Y’all remember hip hop from the 90s/early 2000s?

Remember how fun it was? I remember dancing ALL NIGHT to TLC, Destiny’s Child, and SWV. I would sing in my hairbrush about “scrubs” tryin holla even though I was eleven and didn’t fully understand what a scrub was. Even songs about bills were fun! I didn’t have any bills but that didn’t stop from screaming “You triflin (Good for nothing type of brother)” out the window of my dad’s car.

Where is the joy? Where are the stories about that? The stories about the mixed-race queer girl from California who would listen to new music in the car with her dad. And he’d HATE it but he’d do it for me because he loved me. Do you know how many times I made my dad listen to “We Belong Together” by Mariah Carey because I was going through a bad break up? TO THIS DAY, he asks me if I’ve listened to it to lately and it’s become a running joke for the last fifteen years.

We both laugh every time.

When will we get to see those stories on stage? There has been think piece after think piece after think piece about how trauma-informed stories aren’t bringing new audiences into the theatre. As artists of color, we know we’re making work for primarily white audience but what if we weren’t? What if we decided, “Nah”? And, if we did decide that, would we still be getting produced?

I love how the music video for Bailando by Enrique Iglesias starts. Really, I love the whole music video because it’s just people dancing and living their best lives but I love that it starts out in a room with people just dancing and being silly and being themselves. It looks like how every one of my family parties started growing up. I wanna go to the theatre and leave feeling joy, feeling like my community, each of my communities, has (have) been represented in a way that makes me proud.

Why have we become so obsessed with conflict that we can’t tell the difference between traumatizing an audience and inspiring them? Why are we leaning so hard on white guilt?

I recently threw a bit of a tantrum. I’m a water sun sign with a fire rising sign. It’s gonna happen every once in while. But I was talking to a theatre company about potentially writing a play and I realized late in the conversation that they wanted me to write a trauma-informed story and I was like “I don’t wanna do that. I’m not going to do that.” It is the bravest I’ve been and the most honest when talking to a theatre company. Usually, I’m just so thankful to have someone want to work with me that I bite my tongue and just write what I’m told to.

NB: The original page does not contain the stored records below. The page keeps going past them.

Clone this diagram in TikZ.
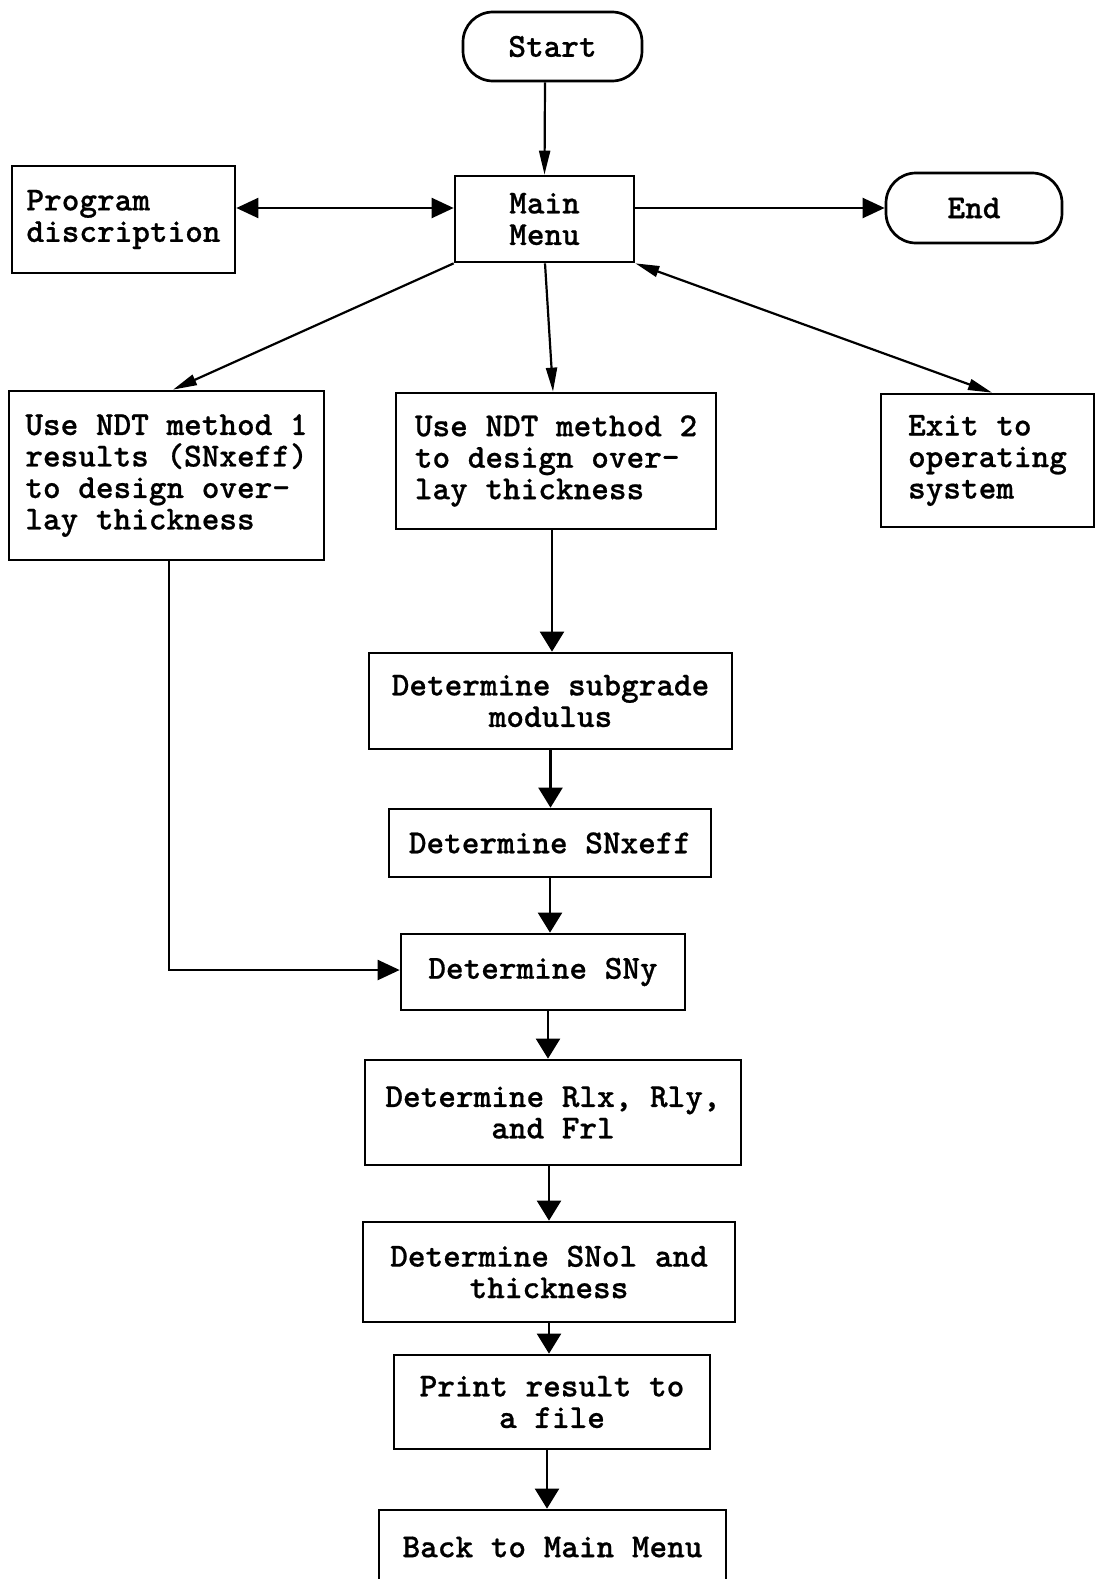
\documentclass[tikz,border=0pt]{standalone}
\usepackage{fontspec}
\newfontfamily\cour{lmmonolt10-bold}[Extension=.otf,FakeBold=0.6]
\usetikzlibrary{arrows.meta}
\begin{document}
\begin{tikzpicture}[x=1pt,y=-1pt,
  box/.style={draw,line width=2.7pt,inner sep=0pt,font=\cour\fontsize{33.6}{31.5}\selectfont},
  lbox/.style={box,align=left},
  cbox/.style={box,align=center},
  term/.style={box,rounded corners=30pt},
  conn/.style={line width=2.2pt},
  bigtip/.style={-{Triangle[length=20pt,width=24pt]}},
  midtip/.style={-{Triangle[length=22pt,width=20pt]}},
  midtips/.style={{Triangle[length=22pt,width=20pt]}-{Triangle[length=22pt,width=20pt]}},
  thintip/.style={-{Triangle[length=24pt,width=11pt]}},
  thintips/.style={{Triangle[length=24pt,width=11pt]}-{Triangle[length=24pt,width=11pt]}}
]
\useasboundingbox (0,0) rectangle (1096,1579);
\fill[white] (0,0) rectangle (1096,1579);

\node[term,minimum width=179pt,minimum height=69pt] (start) at (552.5,46.5) {Start};
\node[cbox,minimum width=179pt,minimum height=86pt] (main) at (544.5,219) {Main\\Menu};
\node[lbox,minimum width=223pt,minimum height=107pt] (prog) at (123.5,219.5) {Program\\discription};
\node[term,minimum width=176pt,minimum height=70pt] (end) at (974,208) {End};
\node[lbox,minimum width=315pt,minimum height=169pt] (m1) at (166.5,475.5) {Use NDT method 1\\results (SNxeff)\\to design over-\\lay thickness};
\node[lbox,minimum width=320pt,minimum height=136pt] (m2) at (556,461) {Use NDT method 2\\to design over-\\lay thickness};
\node[lbox,minimum width=213pt,minimum height=133pt] (exit) at (987.5,460.5) {Exit to\\operating\\system};
\node[cbox,minimum width=363pt,minimum height=96pt] (sub) at (550.5,701) {Determine subgrade\\modulus};
\node[cbox,minimum width=322pt,minimum height=68pt] (snx) at (550,843) {Determine SNxeff};
\node[cbox,minimum width=284pt,minimum height=76pt] (sny) at (543,972) {Determine SNy};
\node[cbox,minimum width=376pt,minimum height=105pt] (rlx) at (553,1112.5) {Determine Rlx, Rly,\\and Frl};
\node[cbox,minimum width=372pt,minimum height=100pt] (snol) at (549,1272) {Determine SNol and\\thickness};
\node[cbox,minimum width=316pt,minimum height=94pt] (print) at (552,1402) {Print result to\\a file};
\node[cbox,minimum width=347pt,minimum height=74pt] (back) at (552.5,1547) {Back to Main Menu};

\draw[conn,thintip] ([xshift=-7.5pt]start.south) -- (main.north);
\draw[conn,midtips] ([yshift=11pt]main.west -| prog.east) -- ([yshift=11pt]main.west);
\draw[conn,midtip] ([yshift=11pt]main.east) -- ([yshift=11pt]main.east -| end.west);
\draw[conn,thintip] (main.south west) -- ([xshift=6.5pt]m1.north);
\draw[conn,thintip] ([xshift=0.5pt]main.south) -- ([xshift=-3pt]m2.north);
\draw[conn,thintips] (main.south east) -- ([xshift=4.5pt]exit.north);
\draw[conn,bigtip] ([xshift=-4pt]m2.south) -- ([xshift=-4pt]m2.south |- sub.north);
\draw[conn,bigtip] (sub.south) -- (sub.south |- snx.north);
\draw[conn,bigtip] (snx.south) -- (snx.south |- sny.north);
\draw[conn,midtip] ([xshift=2.5pt]m1.south) |- ([yshift=2pt]sny.west);
\draw[conn,bigtip] ([xshift=5pt]sny.south) -- ([xshift=5pt]sny.south |- rlx.north);
\draw[conn,bigtip] (snol.north |- rlx.south) -- (snol.north);
\draw[conn,bigtip] (snol.south) -- (snol.south |- print.north);
\draw[conn,bigtip] ([xshift=-5pt]print.south) -- ([xshift=-5pt]print.south |- back.north);
\end{tikzpicture}
\end{document}
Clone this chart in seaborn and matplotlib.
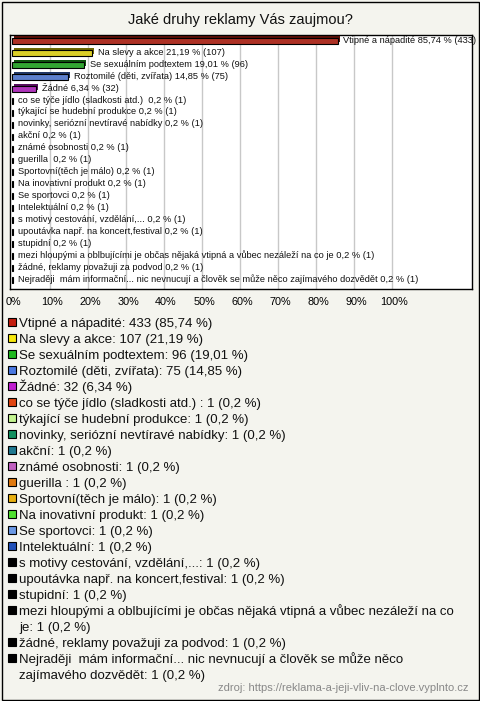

Which, if you’re working with artists of color but not listening to them, is that really equity? Is that really diversity?

Anyway, I’m not sure that company will work with me and I have to find a way to be okay with that. I cannot continue to sacrifice my community for my career.

This weekend, I wrote a play that begins with trauma and ends with happiness. I see this play as the beginning of a new era of plays for me. I want to write about joy and resistance and how we can lift each other up. Everything is a dumpster fire right now. I’m not advocating for theatre that’s escapism; I’m advocating that we show the world and even ourselves where we have found happiness, a reason to stay alive, despite everything being on fire.

I mean come on, ya girl does party. Let’s bring that party to the theatre.